Culture & Conversation

Like Father Like Son

How many ways can you say “Da,” as in father? In Trad, the word literally bounces off the walls. This animated farce features four cartoon-like characters, as well as a trembling tea-cup, an artificial limb, and red apples that boomerang. While I initially thought one would hit me (or someone else in the audience), I was thoroughly amused to see the apples bounce right back where they came from. Ah, the magic of the stage. 

At its core, Trad (short for ‘tradition’) is a story about roots – specifically Irish roots, Irish pride, Irish progeny and, yes, Irish xenophobia. We meet Da and his only child, Thomas, who live in a small hamlet in Ireland. While history, of course, binds them they are constantly at odds, (barely) tolerant of one another. And while both are physically handicapped, it is their metaphysical pain we feel. Both are also old (Thomas being 100; Da even older), their clothes beautifully bare thread.  And who knew that hair could grow so long out of a man’s ear – almost long enough to braid.

While the story is straightforward enough (father and son set out in search of Thomas’ illegitimate child), Trad plays out in real time and satirizes Irish drama. Here, the characters are seriously flawed and essentially cliché (i.e. belligerent father harangues bewildered son). There is delightful physical humor throughout (Thomas is missing an arm; Da a leg) as the two cross the Irish countryside looking for the missing progeny. Does Thomas find his long-lost son? In fine, absurdist tradition we are left hanging as well as asking ourselves: Who has not sought the approval of a father – Irish or not? Here, it’s the journey that counts, not the destination.

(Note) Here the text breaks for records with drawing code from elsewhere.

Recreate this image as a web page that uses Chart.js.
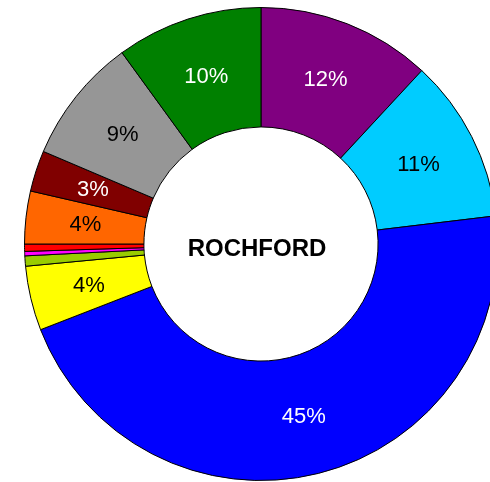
<!DOCTYPE html>
<html>
<head>
<meta charset="utf-8">
<script src="https://cdn.jsdelivr.net/npm/chart.js@4"></script>
<style>
  html, body { margin: 0; padding: 0; background: #ffffff; overflow: hidden; }
  #wrap { position: absolute; left: 0; top: 0; width: 522px; height: 482px; }
</style>
</head>
<body>
<div id="wrap"><canvas id="c" width="522" height="482"></canvas></div>
<script>
const categories = ['Purple', 'Cyan', 'Blue', 'Yellow', 'Yellow-green', 'Magenta', 'Red', 'Orange', 'Dark red', 'Grey', 'Green'];
const values = [11.9, 11.2, 46.0, 4.4, 0.7, 0.3, 0.5, 3.6, 2.8, 8.6, 10.0];
const pctLabels = ['12%', '11%', '45%', '4%', '', '', '', '4%', '3%', '9%', '10%'];
const sliceColors = ['#800080', '#00CCFF', '#0000FF', '#FFFF00', '#99CC00', '#FF00FF', '#FF0000', '#FF6600', '#800000', '#969696', '#008000'];
const labelColors = ['#ffffff', '#000000', '#ffffff', '#000000', '#000000', '#000000', '#000000', '#000000', '#ffffff', '#000000', '#ffffff'];
const centerTitle = 'ROCHFORD';

const labelPlugin = {
  id: 'sliceLabels',
  afterDatasetsDraw(chart) {
    const ctx = chart.ctx;
    const meta = chart.getDatasetMeta(0);
    ctx.save();
    ctx.textAlign = 'center';
    ctx.textBaseline = 'middle';
    ctx.font = '22px "Liberation Sans", Arial, sans-serif';
    meta.data.forEach((arc, i) => {
      const txt = pctLabels[i];
      if (!txt) return;
      const p = arc.getCenterPoint();
      ctx.fillStyle = labelColors[i];
      ctx.fillText(txt, p.x, p.y + 1);
    });
    const a = meta.data[0];
    ctx.font = 'bold 24px "Liberation Sans", Arial, sans-serif';
    ctx.fillStyle = '#000000';
    ctx.fillText(centerTitle, a.x - 4, a.y + 5);
    ctx.restore();
  }
};

new Chart(document.getElementById('c'), {
  type: 'doughnut',
  data: {
    labels: categories,
    datasets: [{
      data: values,
      backgroundColor: sliceColors,
      borderColor: '#000000',
      borderWidth: 1,
      borderAlign: 'center'
    }]
  },
  options: {
    responsive: false,
    animation: false,
    cutout: '49.5%',
    layout: { padding: { left: 24, right: 24, top: 7, bottom: 1 } },
    plugins: {
      legend: { display: false },
      tooltip: { enabled: false }
    }
  },
  plugins: [labelPlugin]
});
</script>
</body>
</html>
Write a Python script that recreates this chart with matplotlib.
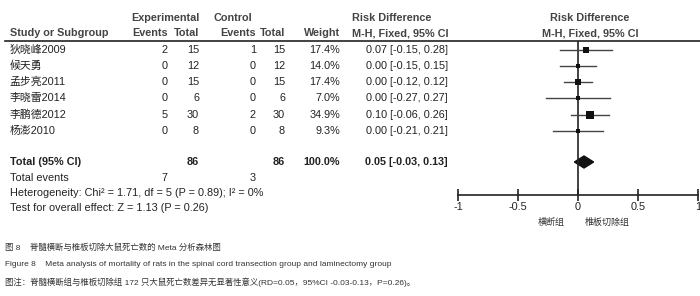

Trad, written by Irish playwright Mark Doherty, features live Celtic music as well as extraordinary performances by three members of the SideMart Theatrical Grocery: Patrick Costello as Da, Graham Cuthbertson as Thomas, and Andrew Shaver, who, as well as playing two parts (Father Rice, the inebriated priest, and Sal, the village crank), also directs.

“Da…? Da…? Da…? Da…? Da…? Da…? Da…! Da…!”

Thomas remains in the boat, with one arm, and one oar.

                                             The End

Trad, which made its Canadian premiere in 2007 at the Segal Studio, runs at Centaur Theatre through March 24.

Linda Renaud is an award-winning journalist who has worked in both Canada and the U.S.